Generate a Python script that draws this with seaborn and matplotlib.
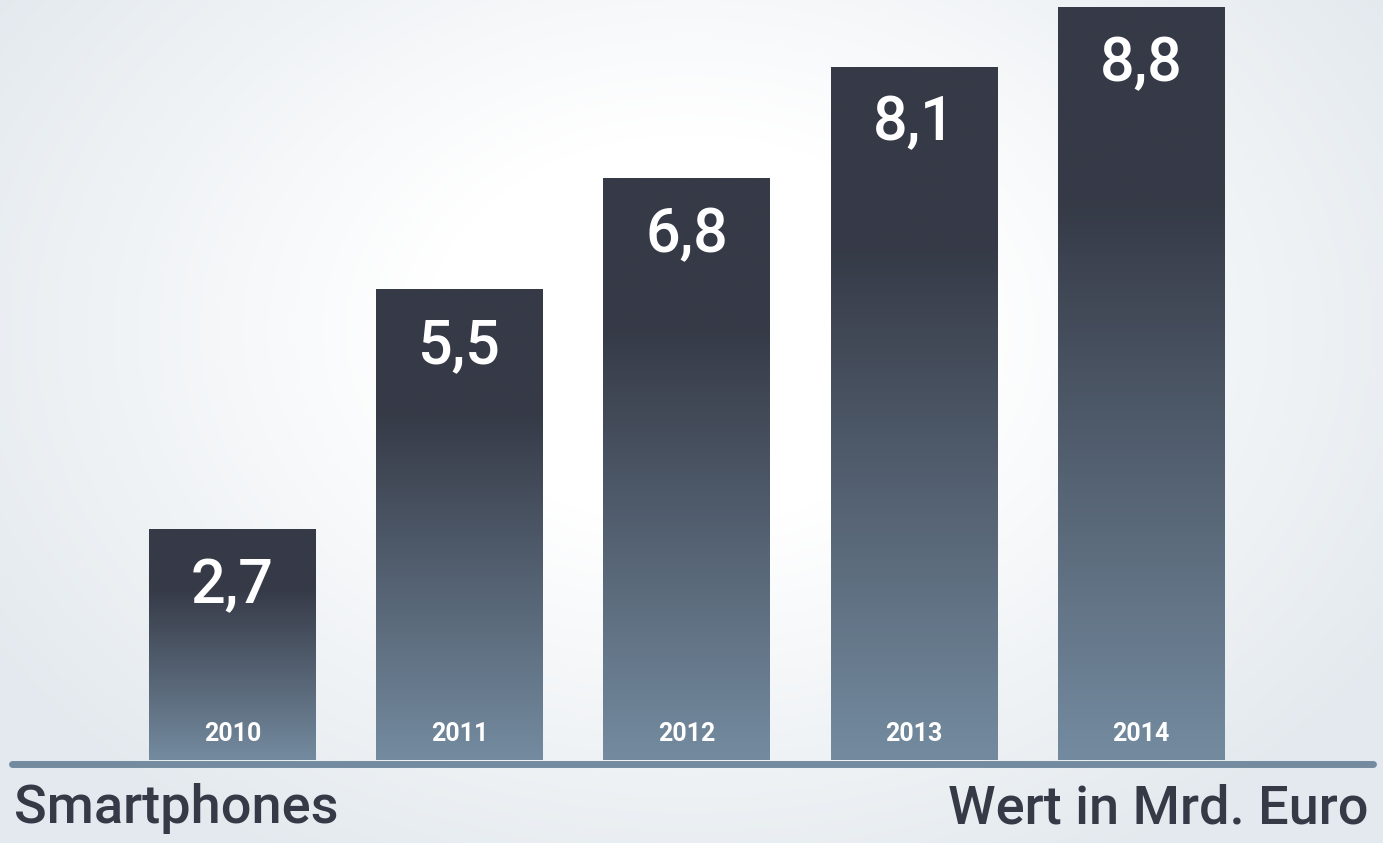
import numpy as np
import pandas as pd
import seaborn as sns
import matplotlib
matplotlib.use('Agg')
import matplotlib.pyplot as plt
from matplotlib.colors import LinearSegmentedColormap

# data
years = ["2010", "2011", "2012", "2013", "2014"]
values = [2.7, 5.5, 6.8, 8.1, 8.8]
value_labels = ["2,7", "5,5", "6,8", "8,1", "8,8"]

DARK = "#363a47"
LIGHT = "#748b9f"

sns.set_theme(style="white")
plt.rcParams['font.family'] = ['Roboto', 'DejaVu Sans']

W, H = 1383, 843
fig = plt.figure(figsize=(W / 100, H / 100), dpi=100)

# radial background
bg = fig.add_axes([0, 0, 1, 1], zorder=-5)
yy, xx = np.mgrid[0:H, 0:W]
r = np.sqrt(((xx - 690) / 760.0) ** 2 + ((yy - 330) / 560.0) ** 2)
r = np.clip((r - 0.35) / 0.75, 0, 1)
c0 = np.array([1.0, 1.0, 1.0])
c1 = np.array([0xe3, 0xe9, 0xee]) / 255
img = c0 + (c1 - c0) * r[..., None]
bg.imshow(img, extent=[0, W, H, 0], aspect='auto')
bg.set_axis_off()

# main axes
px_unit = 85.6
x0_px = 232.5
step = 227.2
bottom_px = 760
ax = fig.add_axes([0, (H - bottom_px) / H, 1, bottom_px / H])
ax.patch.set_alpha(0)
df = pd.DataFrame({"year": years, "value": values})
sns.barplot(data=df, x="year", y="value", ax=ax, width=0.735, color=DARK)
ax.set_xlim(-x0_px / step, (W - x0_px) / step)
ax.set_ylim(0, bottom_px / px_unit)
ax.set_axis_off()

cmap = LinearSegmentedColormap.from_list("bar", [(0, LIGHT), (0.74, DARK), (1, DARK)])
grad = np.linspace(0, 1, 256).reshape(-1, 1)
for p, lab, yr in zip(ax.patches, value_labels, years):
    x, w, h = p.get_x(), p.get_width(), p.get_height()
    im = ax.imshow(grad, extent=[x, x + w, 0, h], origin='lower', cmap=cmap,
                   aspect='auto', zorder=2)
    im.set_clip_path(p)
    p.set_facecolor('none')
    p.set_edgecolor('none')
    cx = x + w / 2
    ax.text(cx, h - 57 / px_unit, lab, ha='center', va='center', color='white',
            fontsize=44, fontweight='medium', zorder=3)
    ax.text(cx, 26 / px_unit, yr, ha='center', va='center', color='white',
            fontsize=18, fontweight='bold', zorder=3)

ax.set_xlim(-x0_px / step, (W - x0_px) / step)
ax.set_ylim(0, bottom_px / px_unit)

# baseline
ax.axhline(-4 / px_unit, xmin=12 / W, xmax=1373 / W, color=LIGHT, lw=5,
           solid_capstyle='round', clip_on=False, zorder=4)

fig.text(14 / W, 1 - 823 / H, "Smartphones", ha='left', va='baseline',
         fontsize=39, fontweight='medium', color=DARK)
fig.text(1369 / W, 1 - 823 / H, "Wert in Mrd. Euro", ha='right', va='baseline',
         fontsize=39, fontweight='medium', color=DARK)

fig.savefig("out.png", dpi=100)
• • • • •
▸ **The task**: From the top of the listing above, repeat each line exactly until you reach the line containing "ax.set_axis_off()", and repeat that one too. Leave the pictures out.

▸ **Response to the task**:
Generate a Python script that draws this with seaborn and matplotlib.
import numpy as np
import pandas as pd
import seaborn as sns
import matplotlib
matplotlib.use('Agg')
import matplotlib.pyplot as plt
from matplotlib.colors import LinearSegmentedColormap

# data
years = ["2010", "2011", "2012", "2013", "2014"]
values = [2.7, 5.5, 6.8, 8.1, 8.8]
value_labels = ["2,7", "5,5", "6,8", "8,1", "8,8"]

DARK = "#363a47"
LIGHT = "#748b9f"

sns.set_theme(style="white")
plt.rcParams['font.family'] = ['Roboto', 'DejaVu Sans']

W, H = 1383, 843
fig = plt.figure(figsize=(W / 100, H / 100), dpi=100)

# radial background
bg = fig.add_axes([0, 0, 1, 1], zorder=-5)
yy, xx = np.mgrid[0:H, 0:W]
r = np.sqrt(((xx - 690) / 760.0) ** 2 + ((yy - 330) / 560.0) ** 2)
r = np.clip((r - 0.35) / 0.75, 0, 1)
c0 = np.array([1.0, 1.0, 1.0])
c1 = np.array([0xe3, 0xe9, 0xee]) / 255
img = c0 + (c1 - c0) * r[..., None]
bg.imshow(img, extent=[0, W, H, 0], aspect='auto')
bg.set_axis_off()

# main axes
px_unit = 85.6
x0_px = 232.5
step = 227.2
bottom_px = 760
ax = fig.add_axes([0, (H - bottom_px) / H, 1, bottom_px / H])
ax.patch.set_alpha(0)
df = pd.DataFrame({"year": years, "value": values})
sns.barplot(data=df, x="year", y="value", ax=ax, width=0.735, color=DARK)
ax.set_xlim(-x0_px / step, (W - x0_px) / step)
ax.set_ylim(0, bottom_px / px_unit)
ax.set_axis_off()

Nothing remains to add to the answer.